In an extremely thin atmosphere, Ingenuity rose up to three metres, then hovered for close to 40 seconds before landing again.

Ingenuity is a solar-powered helicopter and its flight demonstration was autonomous, piloted by an algorithm which controlled the on-board guidance and control systems and navigation. Image: NASA

CAPE TOWN, April 20 (ANA) – NASA’s Ingenuity helicopter made history by becoming the first aircraft to successfully fly and land on another planet on Monday.

The flight was broadcast live on NASA’s social media pages. The Ingenuity team at the Jet Propulsion Laboratory (JPL) in Southern California confirmed the flight’s success, marking the first powered and controlled flight by an aircraft over the surface of another planet.

In an extremely thin atmosphere, Ingenuity rose up to three metres, then hovered for close to 40 seconds before landing again.

The flight and data were recorded by the Perseverance Mars rover which landed on Mars in February.

“Ingenuity is the latest in a long and storied tradition of NASA projects achieving a space exploration goal once thought impossible,” said acting NASA administrator Steve Jurczyk.

“We don’t know exactly where Ingenuity will lead us, but today’s results indicate the sky – at least on Mars – may not be the limit,” he said.

https://www.youtube.com/embed/wMnOo2zcjXA

Ingenuity is a solar-powered helicopter and its flight demonstration was autonomous, piloted by an algorithm which controlled the on-board guidance and control systems and navigation.

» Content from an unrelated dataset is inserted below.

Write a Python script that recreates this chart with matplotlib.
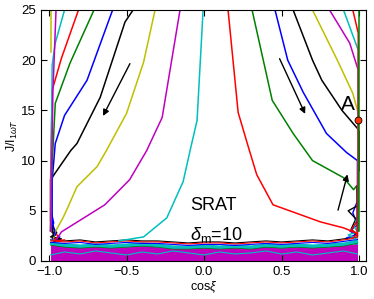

In a press statement released on NASA’s official website, it stated that the Red Planet has significantly lower gravity, one-third to that of Earth’s, which made the first flight a project full of unknowns.

It further stated that Ingenuity is on the 16th sol, or Martian day, of its 30-sol (31-Earth day) flight test window.

Over the next 90 Earth days, the Ingenuity team will receive and analyse the data from Mars to formulate a plan for a second test flight scheduled for no earlier than April 22.